Project Summary: Airborne particulate matter (PM) continues to pose serious health risks for susceptible members of the U.S. population and for sensitive ecosystems. Design of cost-effective PM control strategies is limited by the lack of understanding of the PM-health effects links which is exacerbated by a paucity of physiological data, the difficulty of establishing the PM source-receptor relationships, and finally the limitations of existing instrumentation for PM measurements. A comprehensive multidisciplinary study is proposed for the Pittsburgh region, which will address all of the above issues.

The proposed hypothesis-driven program will have six components:

• Ambient monitoring in a central supersite and a set of satellite sites in the region (leveraged against Department of Energy National Energy Technology Laboratory (DOE/NETL) funds).
• An epidemiological study (to be leveraged against funds from NIH and others).
• An indoor monitoring study (extension of work currently funded by DOE and EPA).
• An instrument development and evaluation study (leveraged against current NSF and other EPA funds).
• A comprehensive modeling component (currently funded by the EPA STAR program).
• A data analysis and synthesis component (hypothesis testing).

In addition to the above resources the program leverages funds and resources from local industry (Bayer), local government (Allegheny County Health Department), state government (Pennsylvania Department of Environmental Protection), and cost sharing by Carnegie Mellon University.

The objectives of the EPA-funded part of the Pittsburgh Supersite Program are:

• to characterize PM (size, surface, and volume distribution, chemical composition as a function of size and on a single particle basis, morphology, and temporal and spatial variability) in the Pittsburgh region;
• to quantify the impact of the various sources (transportation, power plants, biogenic, etc.) to the PM concentrations in the area;
• and to develop and evaluate the next generation of atmospheric aerosol monitoring techniques (single particle measurements, continuous composition measurements, ultrafine aerosol measurements, improved organic component characterization, etc.).
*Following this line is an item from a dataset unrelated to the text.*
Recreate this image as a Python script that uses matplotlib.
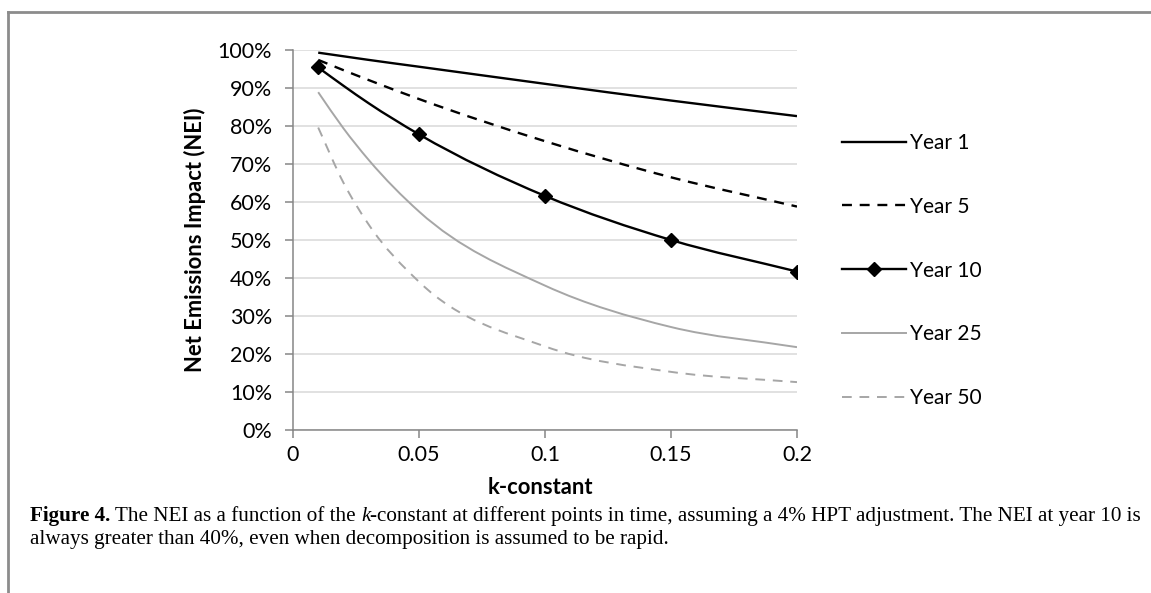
import numpy as np
import matplotlib
matplotlib.use('Agg')
import matplotlib.pyplot as plt
from matplotlib.path import Path
from matplotlib.patches import PathPatch
from matplotlib.lines import Line2D

# values (NEI as fraction) at each k-constant
k = [0.01, 0.02, 0.03, 0.05, 0.1, 0.15, 0.2]
year1 = [0.993, 0.9835, 0.974, 0.956, 0.911, 0.867, 0.826]
year5 = [0.974, 0.947, 0.921, 0.871, 0.760, 0.665, 0.588]
year10 = [0.954, 0.906, 0.860, 0.778, 0.616, 0.500, 0.417]
year25 = [0.889, 0.794, 0.711, 0.575, 0.380, 0.271, 0.218]
year50 = [0.796, 0.651, 0.541, 0.390, 0.220, 0.153, 0.126]
year10_marks = [0, 3, 4, 5, 6]   # points that carry a marker in the original

labels = ['Year 1', 'Year 5', 'Year 10', 'Year 25', 'Year 50']
xticks = [0, 0.05, 0.1, 0.15, 0.2]
yticks = np.arange(0, 1.01, 0.1)

BLACK = '#000000'
GREY = '#a6a6a6'
styles = [
    dict(color=BLACK, lw=1.7, ls='-'),
    dict(color=BLACK, lw=1.7, ls=(0, (4.2, 3.3))),
    dict(color=BLACK, lw=1.7, ls='-'),
    dict(color=GREY, lw=1.4, ls='-'),
    dict(color=GREY, lw=1.4, ls=(0, (5, 4))),
]


def smooth_path(x, y):
    # smoothed line like the spreadsheet one: cubic hermite segments as bezier curves
    x = np.asarray(x, float)
    y = np.asarray(y, float)
    h = np.diff(x)
    d = np.diff(y) / h
    m = np.empty_like(y)
    m[0], m[-1] = d[0], d[-1]
    for i in range(1, len(y) - 1):
        m[i] = (h[i - 1] * d[i] + h[i] * d[i - 1]) / (h[i - 1] + h[i])
    verts = [(x[0], y[0])]
    codes = [Path.MOVETO]
    for i in range(len(x) - 1):
        verts += [(x[i] + h[i] / 3, y[i] + m[i] * h[i] / 3),
                  (x[i + 1] - h[i] / 3, y[i + 1] - m[i + 1] * h[i] / 3),
                  (x[i + 1], y[i + 1])]
        codes += [Path.CURVE4] * 3
    return Path(verts, codes)


plt.rcParams['font.family'] = ['Lato', 'DejaVu Sans']

fig = plt.figure(figsize=(11.51, 5.93), dpi=100)
ax = fig.add_axes([293 / 1151, 1 - 430 / 593, 504 / 1151, 380 / 593])

series = [year1, year5, year10, year25, year50]
handles = []
for vals, st, lab in zip(series, styles, labels):
    ax.add_patch(PathPatch(smooth_path(k, vals), fill=False, edgecolor=st['color'],
                           lw=st['lw'], linestyle=st['ls'], capstyle='butt', zorder=3))
    handles.append(Line2D([], [], color=st['color'], lw=st['lw'], ls=st['ls']))

ax.plot(np.array(k)[year10_marks], np.array(year10)[year10_marks], ls='none',
        marker='D', ms=7, color=BLACK, zorder=4)
handles[2] = Line2D([], [], color=BLACK, lw=1.7, marker='D', ms=7)

ax.set_xlim(0, 0.2)
ax.set_ylim(0, 1)
ax.set_xticks(xticks)
ax.set_xticklabels(['0', '0.05', '0.1', '0.15', '0.2'])
ax.set_yticks(yticks)
ax.set_yticklabels(['%d%%' % round(v * 100) for v in yticks])
ax.grid(axis='y', color='#d9d9d9', lw=1.1)
ax.set_axisbelow(True)
for s in ['top', 'right']:
    ax.spines[s].set_visible(False)
for s in ['left', 'bottom']:
    ax.spines[s].set_color('#868686')
    ax.spines[s].set_linewidth(1.1)
ax.tick_params(axis='both', colors='#868686', labelcolor='black', labelsize=15.5,
               length=6, width=1.1)
ax.tick_params(axis='y', pad=9)
ax.tick_params(axis='x', pad=5)

ax.set_ylabel('Net Emissions Impact (NEI)', fontsize=15.8, fontweight='bold')
ax.yaxis.set_label_coords(-0.172, 0.5)
ax.set_xlabel('k-constant', fontsize=15.8, fontweight='bold')
ax.xaxis.set_label_coords(0.49, -0.125)

leg = fig.legend(handles, labels, loc='upper left', bbox_to_anchor=(842 / 1151, 1 - 133 / 593),
                 frameon=False, fontsize=15, handlelength=3.05, handletextpad=0.2,
                 labelspacing=2.1, borderpad=0, borderaxespad=0)

# page frame (left and top rule)
fig.add_artist(Line2D([8 / 1151, 8 / 1151], [0, 1 - 12 / 593], color='#8c8c8c', lw=2))
fig.add_artist(Line2D([8 / 1151, 1], [1 - 12 / 593, 1 - 12 / 593], color='#8c8c8c', lw=2))

# caption with mixed bold / italic runs
cap_font = ['Liberation Serif', 'DejaVu Serif']
line1 = [('Figure 4.', 'bold', 'normal'),
         (' The NEI as a function of the ', 'normal', 'normal'),
         ('k', 'normal', 'italic'),
         ('-constant at different points in time, assuming a 4% HPT adjustment. '
          'The NEI at year 10 is', 'normal', 'normal')]
line2 = [('always greater than 40%, even when decomposition is assumed to be rapid.',
          'normal', 'normal')]

renderer = fig.canvas.get_renderer()


def draw_runs(runs, x0, y0, size):
    x = x0
    for txt, wt, st in runs:
        t = fig.text(x, y0, txt, fontsize=size, fontweight=wt, fontstyle=st,
                     family=cap_font, va='baseline', ha='left')
        bb = t.get_window_extent(renderer)
        x = bb.x1 / fig.bbox.width
    return x


# fit first caption line to the width seen in the original
n_before = len(fig.texts)
xend = draw_runs(line1, 30 / 1151, 0.5, 12)
for t in list(fig.texts[n_before:]):
    t.remove()
size = 12 * (1106 / 1151) / (xend - 30 / 1151)
draw_runs(line1, 30 / 1151, 1 - 521 / 593, size)
draw_runs(line2, 30 / 1151, 1 - 544 / 593, size)

fig.savefig('out.png', dpi=100)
Combining the ambient monitoring study supported by the EPA Supersites program with the proposed indoor, health, and modeling studies (funded by other sources) will allow the proposed program to:

• elucidate the links between PM characteristics and their health impacts;
• quantify the relationship between indoor and outdoor concentrations;
• and quantify the responses of PM characteristics to changes in emissions to support SIP development.

These objectives address all the goals of the EPA Supersites Program and will be achieved through the investigation of approximately twenty hypotheses addressing issues in ambient aerosol characterization, measurement methods, atmospheric processes, aerosol properties, source-receptor relationships, health effects, and indoor exposure.

The measurement program will feature a central supersite located in Pittsburgh near the CMU campus and a set of satellite sites. Baseline monitoring is planned for an 18-month period that will include detailed characterization of PM size, surface, and volume distributions, chemical composition as a function of size, continuous single-particle size and composition measurements, organic aerosol speciation, measurement of the distribution and composition of ultrafine aerosols, semi-continuous measurements of metals, nitrate, sulfate, and aerosol carbon, measurements of bioaerosols, aerosol precursors, cloud and fog composition in the area, aerosol optical and hygroscopic properties, and meteorological variables. Three intensive sampling periods are planned to examine temporal variations and to collect detailed data for model testing and validation. The data from this project will be made available through an easily accessible electronic database. The Supersite team with the help of the CMU Computer Science School will post the available raw data (real-time and continuous measurements) and the remaining data as soon as they become available to a web site accessible by the EPA researchers. This rapid exchange of information will facilitate the collaboration with our EPA colleagues. Throughout the program, we will look for opportunities to minimize adverse environmental effects of the sampling effort without compromising the quality of the data.

The following benefits are expected from the Pittsburgh Supersite program:

• Comprehensive characterization of the PM in the Pittsburgh area. This will include, size distribution, composition as a function of size and for individual particles, temporal and spatial variation, optical and hygroscopic properties, and morphology.
• Development and evaluation of state-of-the-art instrumentation and measurement approaches (single particle instruments, continuous measurement approaches, etc.)
• Apportionment of the measured PM (both primary and secondary) to sources as a function of time. These results should be valuable for SIP development.
• Establishment of links between the PM characteristics and health effects in the study area.
• Quantification of the relationship between indoor and outdoor PM levels in the region.
• Development of a dataset (in coordination with the other Supersites) for the evaluation of the approaches used for the description of PM processes in atmospheric chemistry models.